_Written exercise_. Take the lines from the beginning of the material through the line containing "plt.rcParams['font.family'] = ['Lato', 'DejaVu" and retype them exactly, leaving the pictures out.

─── Dataset entries ───

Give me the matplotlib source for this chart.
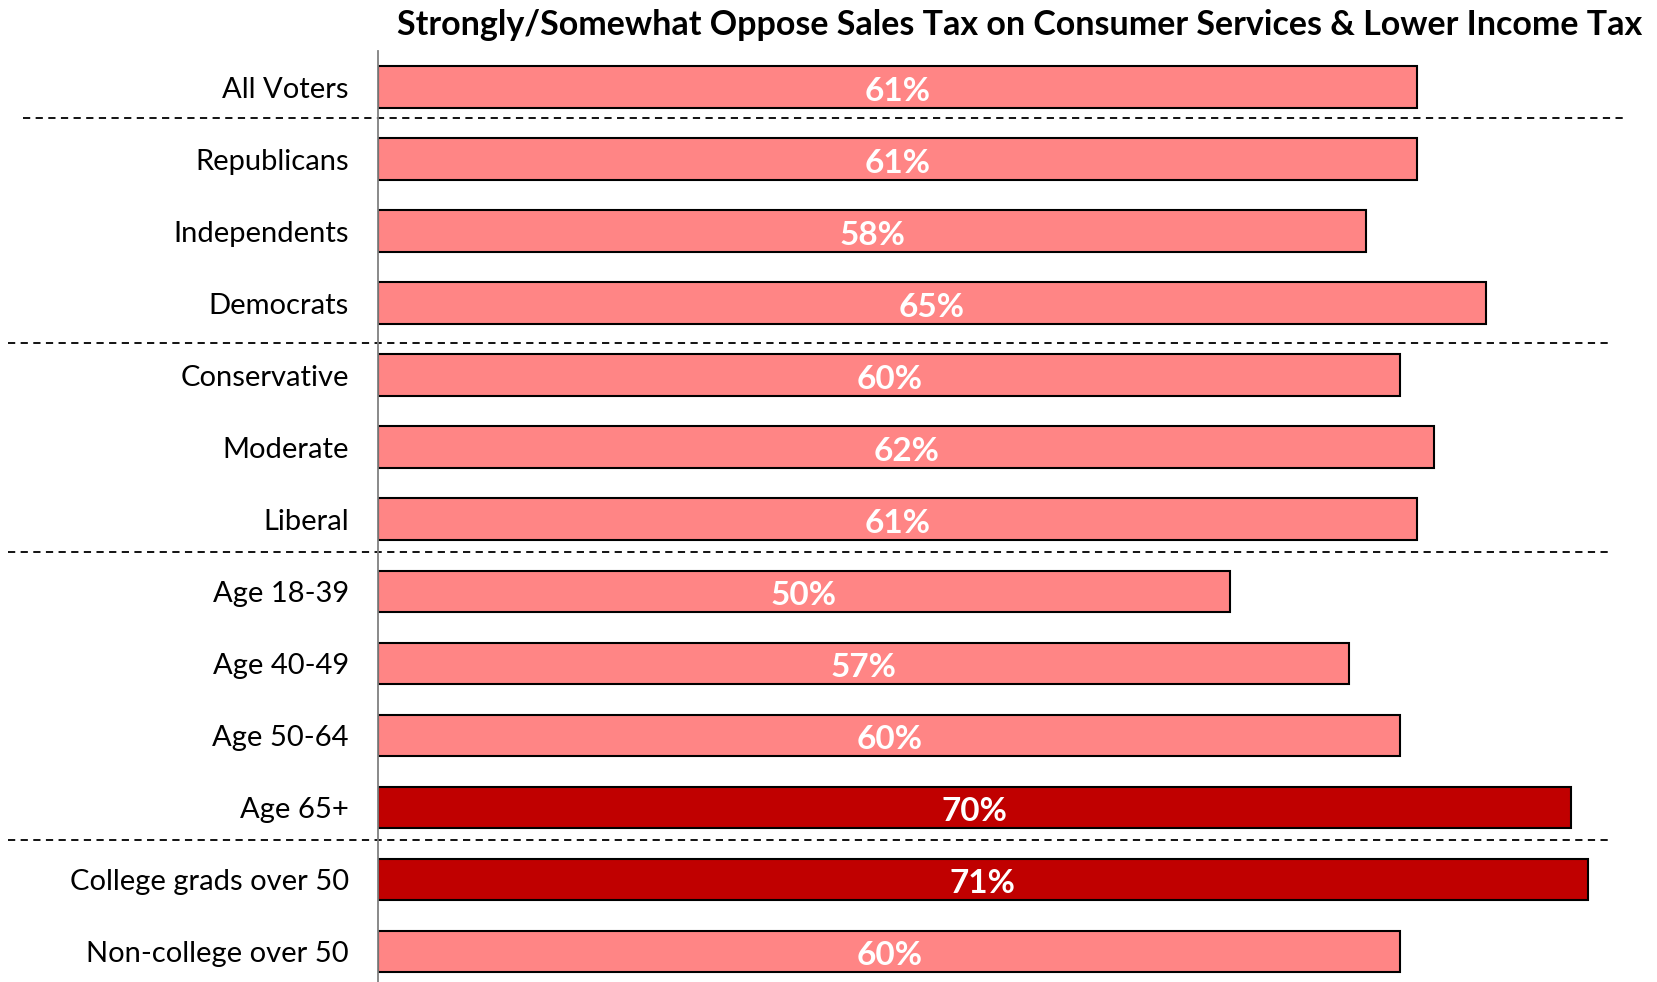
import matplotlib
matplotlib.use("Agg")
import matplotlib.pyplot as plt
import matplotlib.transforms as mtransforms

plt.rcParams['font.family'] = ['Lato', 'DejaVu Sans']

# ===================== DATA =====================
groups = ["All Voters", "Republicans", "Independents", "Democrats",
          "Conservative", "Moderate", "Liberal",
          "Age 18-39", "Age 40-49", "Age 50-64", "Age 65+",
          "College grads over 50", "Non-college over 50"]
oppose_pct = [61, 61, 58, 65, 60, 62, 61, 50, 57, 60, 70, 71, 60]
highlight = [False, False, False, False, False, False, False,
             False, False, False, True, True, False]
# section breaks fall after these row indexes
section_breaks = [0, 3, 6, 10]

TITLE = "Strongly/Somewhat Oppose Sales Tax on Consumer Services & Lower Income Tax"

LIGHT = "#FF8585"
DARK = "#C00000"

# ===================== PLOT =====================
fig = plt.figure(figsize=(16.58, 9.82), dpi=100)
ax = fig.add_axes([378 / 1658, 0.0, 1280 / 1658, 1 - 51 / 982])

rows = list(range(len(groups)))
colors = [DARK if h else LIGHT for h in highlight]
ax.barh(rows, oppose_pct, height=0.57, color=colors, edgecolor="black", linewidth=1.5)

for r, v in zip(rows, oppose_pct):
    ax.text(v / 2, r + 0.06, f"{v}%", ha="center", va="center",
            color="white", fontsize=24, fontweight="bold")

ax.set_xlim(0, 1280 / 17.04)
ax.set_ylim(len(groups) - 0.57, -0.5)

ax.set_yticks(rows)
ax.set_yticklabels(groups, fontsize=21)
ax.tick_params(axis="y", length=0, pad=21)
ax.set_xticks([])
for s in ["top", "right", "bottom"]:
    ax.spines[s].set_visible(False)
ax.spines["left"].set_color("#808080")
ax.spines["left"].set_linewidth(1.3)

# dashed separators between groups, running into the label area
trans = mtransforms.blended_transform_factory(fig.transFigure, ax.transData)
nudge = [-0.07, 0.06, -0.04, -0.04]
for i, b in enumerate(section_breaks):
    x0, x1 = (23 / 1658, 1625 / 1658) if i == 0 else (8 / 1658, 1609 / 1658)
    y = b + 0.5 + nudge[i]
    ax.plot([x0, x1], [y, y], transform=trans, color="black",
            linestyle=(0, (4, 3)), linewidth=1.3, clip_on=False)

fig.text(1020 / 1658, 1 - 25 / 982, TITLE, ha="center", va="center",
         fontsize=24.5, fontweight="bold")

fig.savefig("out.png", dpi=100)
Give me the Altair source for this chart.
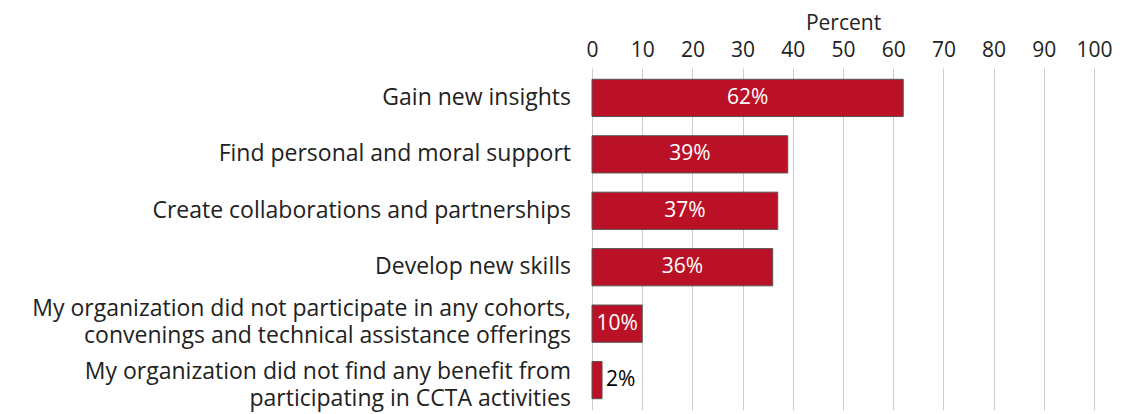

───

_Finished exercise_.
Give me the matplotlib source for this chart.
import matplotlib
matplotlib.use("Agg")
import matplotlib.pyplot as plt
import matplotlib.transforms as mtransforms

plt.rcParams['font.family'] = ['Lato', 'DejaVu Sans']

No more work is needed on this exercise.